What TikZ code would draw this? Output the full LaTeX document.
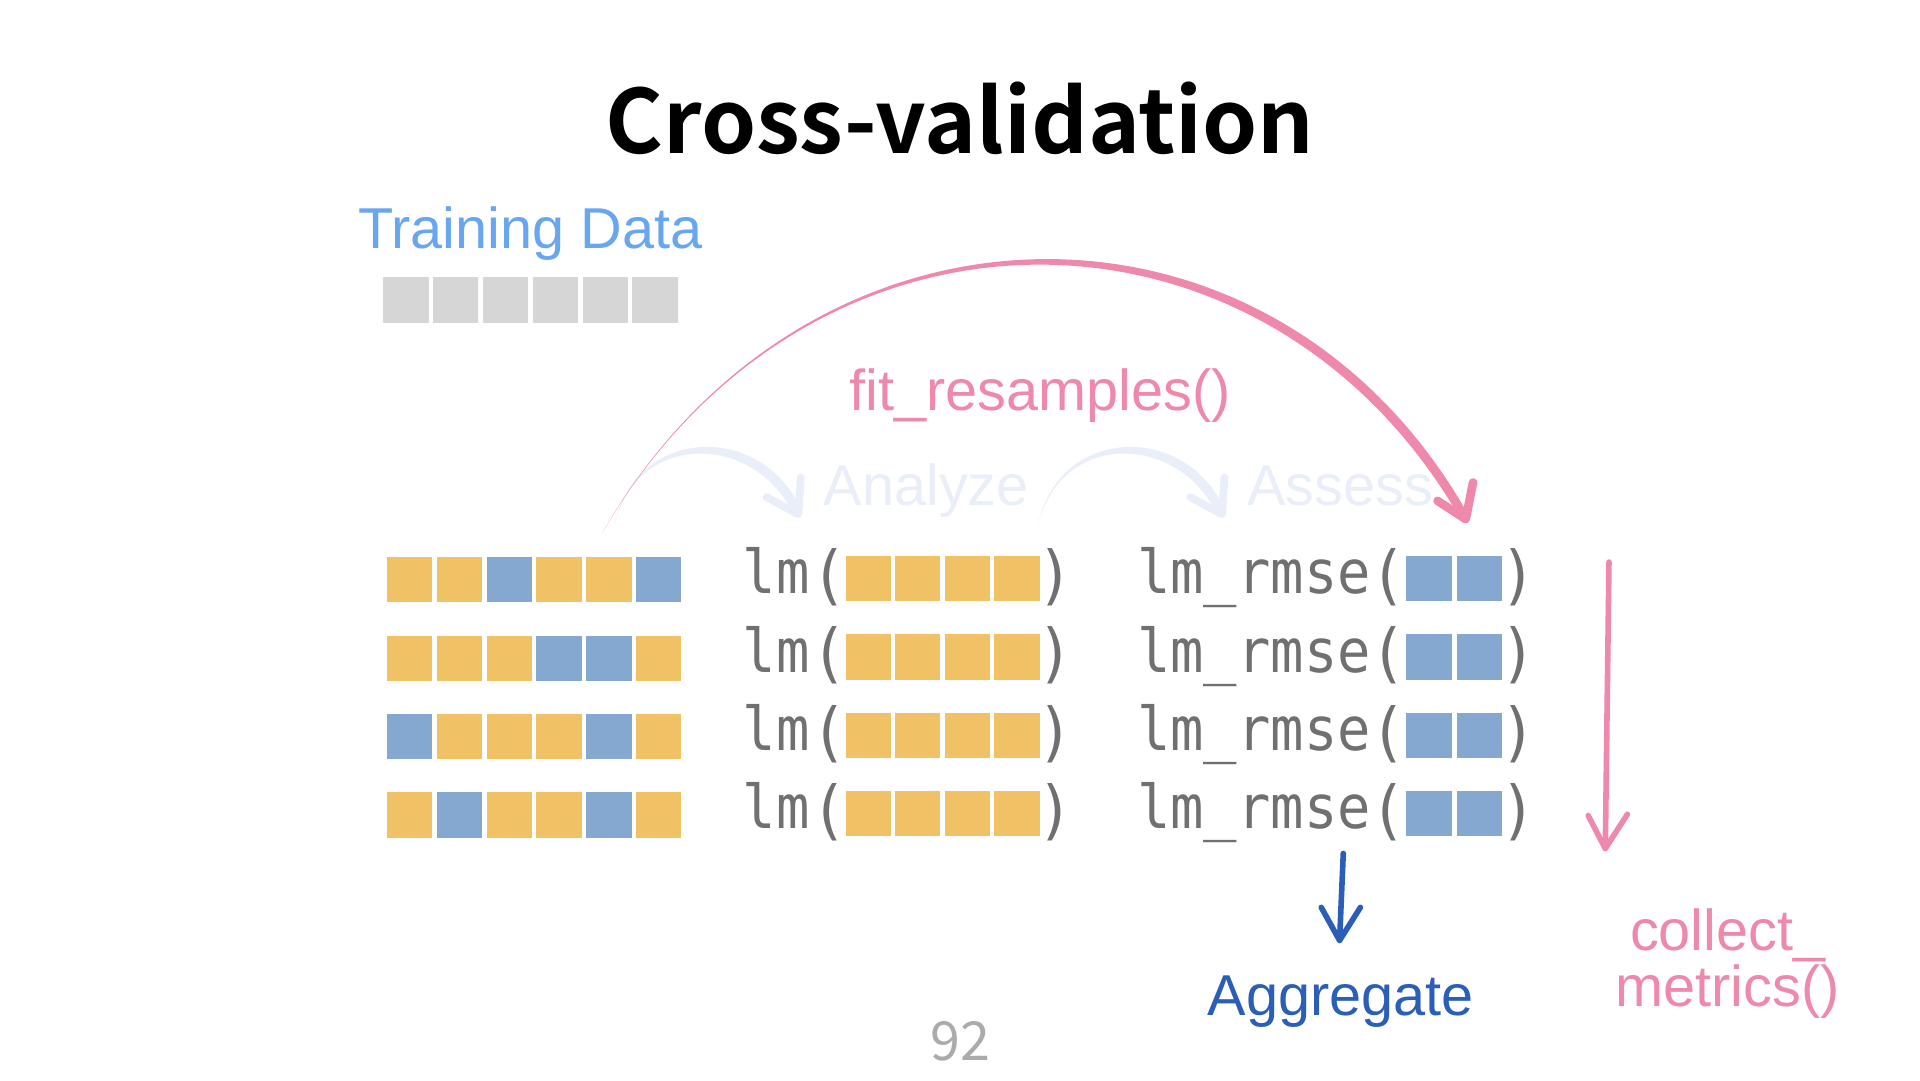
\documentclass[tikz,border=0pt]{standalone}
\usepackage{fontspec}
\usetikzlibrary{calc}
\setmainfont{Liberation Sans}
\newfontfamily\codefont{DejaVu Sans Mono}[FakeStretch=0.92]
\newfontfamily\titlefont{Noto Sans CJK SC Bold}
\newfontfamily\pagefont{Noto Sans CJK SC}
\definecolor{colY}{RGB}{240,194,101}
\definecolor{colB}{RGB}{133,168,209}
\definecolor{colG}{RGB}{214,214,214}
\definecolor{pinkc}{RGB}{238,137,171}
\definecolor{paleblue}{RGB}{233,238,248}
\definecolor{darkblue}{RGB}{43,95,183}
\definecolor{trainblue}{RGB}{105,166,240}
\definecolor{codegray}{RGB}{112,112,112}
\tikzset{
  fold/.style={inner sep=0pt, minimum width=3.7mm, minimum height=3.7mm},
  code/.style={inner sep=0pt, anchor=base west, text=codegray, font=\codefont\fontsize{14}{16}\selectfont},
  paren/.style={inner sep=0pt, anchor=base, text=codegray, font=\codefont\fontsize{15}{17}\selectfont},
  lbl/.style={inner sep=0pt, anchor=base west, font=\fontsize{13.4}{16}\selectfont},
  wing/.style={line cap=round, line join=round}
}
\begin{document}
\begin{tikzpicture}[x=0.1mm,y=-0.1mm]
\useasboundingbox (0,0) rectangle (1568,882);
\node[inner sep=0pt, anchor=base, font=\titlefont\fontsize{20.5}{24}\selectfont] (title) at (784,125) {Cross-validation};
\node[inner sep=0pt, anchor=base, text=black!33, font=\pagefont\fontsize{12.5}{15}\selectfont] (page) at (784,866) {92};
% training data
\node[lbl, text=trainblue] (train) at (292,203) {Training Data};
\foreach \i in {1,...,6} \node[fold, fill=colG] (t\i) at (331.5+40.7*\i-40.7, 245) {};
% folds
\foreach \r/\pat in {1/{Y,Y,B,Y,Y,B}, 2/{Y,Y,Y,B,B,Y}, 3/{B,Y,Y,Y,B,Y}, 4/{Y,B,Y,Y,B,Y}}
  \foreach \c [count=\i] in \pat \node[fold, fill=col\c] (r\r c\i) at (334.5+40.7*\i-40.7, 409.5+64*\r) {};
% models and metrics
\foreach \r in {1,...,4} {
  \node[code] (lm\r) at (606, 421+64*\r) {lm};
  \node[paren] (lmo\r) at (677, 424+64*\r) {(};
  \foreach \i in {1,...,4} \node[fold, fill=colY] (a\r\i) at (709+40.5*\i-40.5, 408.5+64*\r) {};
  \node[paren] (lmc\r) at (862, 424+64*\r) {)};
  \node[code] (rm\r) at (928, 421+64*\r) {lm\_rmse};
  \node[paren] (rmo\r) at (1134, 424+64*\r) {(};
  \foreach \i in {1,2} \node[fold, fill=colB] (s\r\i) at (1167+41*\i-41, 408.5+64*\r) {};
  \node[paren] (rmc\r) at (1240, 424+64*\r) {)};
}
% analyze / assess
\node[lbl, text=paleblue] (analyze) at (672,413) {Analyze};
\node[lbl, text=paleblue] (assess) at (1018,413) {Assess};
\coordinate (an0) at (502,428);
\coordinate (an1) at (652,420);
\coordinate (as0) at (848,428);
\coordinate (as1) at (998,420);
\fill[paleblue] (an0) .. controls (518.2,348.6) and (622.9,342.8) .. ($(an1)+(3.4,-1.5)$) -- ($(an1)-(3.4,-1.5)$) .. controls (619.1,355.2) and (521.8,349.4) .. (an0) -- cycle;
\draw[paleblue, wing, line width=1.8pt] ($(an1)+(-26,-14)$) -- (an1) -- ($(an1)+(2,-30)$);
\fill[paleblue] (as0) .. controls (864.2,348.6) and (968.9,342.8) .. ($(as1)+(3.4,-1.5)$) -- ($(as1)-(3.4,-1.5)$) .. controls (965.1,355.2) and (867.8,349.4) .. (as0) -- cycle;
\draw[paleblue, wing, line width=1.8pt] ($(as1)+(-26,-14)$) -- (as1) -- ($(as1)+(2,-30)$);
% fit_resamples
\node[lbl, text=pinkc] (fit) at (693,335) {fit\_resamples()};
\coordinate (fit0) at (492,435);
\coordinate (fit1) at (1197,424);
\fill[pinkc] (fit0) .. controls (659.9,141.4) and (1040.75,137.2) .. ($(fit1)+(3.1,-1.8)$) -- ($(fit1)-(3.1,-1.8)$) .. controls (1035.25,146.8) and (662.1,142.6) .. (fit0) -- cycle;
\draw[pinkc, wing, line width=2pt] ($(fit1)+(-23,-15)$) -- (fit1) -- ($(fit1)+(6,-30)$);
% collect / aggregate
\coordinate (col0) at (1314,459);
\coordinate (col1) at (1311,693);
\draw[pinkc, wing, line width=1.3pt] (col0) -- (col1);
\draw[pinkc, wing, line width=1.3pt] ($(col1)+(-14,-27)$) -- (col1) -- ($(col1)+(18,-28)$);
\node[lbl, text=pinkc, anchor=base] (collect) at (1411,776) {collect\_};
\node[lbl, text=pinkc, anchor=base] (metrics) at (1411,822) {metrics()};
\coordinate (agg0) at (1097,697);
\coordinate (agg1) at (1094,768);
\draw[darkblue, wing, line width=1.3pt] (agg0) -- (agg1);
\draw[darkblue, wing, line width=1.3pt] ($(agg1)+(-15,-27)$) -- (agg1) -- ($(agg1)+(17,-27)$);
\node[lbl, text=darkblue, anchor=base] (aggregate) at (1095,829) {Aggregate};
\end{tikzpicture}
\end{document}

* Exercise brief
Which lines contain "draw"? Copy each of them.

* Solution
What TikZ code would draw this? Output the full LaTeX document.
\draw[paleblue, wing, line width=1.8pt] ($(an1)+(-26,-14)$) -- (an1) -- ($(an1)+(2,-30)$);
\draw[paleblue, wing, line width=1.8pt] ($(as1)+(-26,-14)$) -- (as1) -- ($(as1)+(2,-30)$);
\draw[pinkc, wing, line width=2pt] ($(fit1)+(-23,-15)$) -- (fit1) -- ($(fit1)+(6,-30)$);
\draw[pinkc, wing, line width=1.3pt] (col0) -- (col1);
\draw[pinkc, wing, line width=1.3pt] ($(col1)+(-14,-27)$) -- (col1) -- ($(col1)+(18,-28)$);
\draw[darkblue, wing, line width=1.3pt] (agg0) -- (agg1);
\draw[darkblue, wing, line width=1.3pt] ($(agg1)+(-15,-27)$) -- (agg1) -- ($(agg1)+(17,-27)$);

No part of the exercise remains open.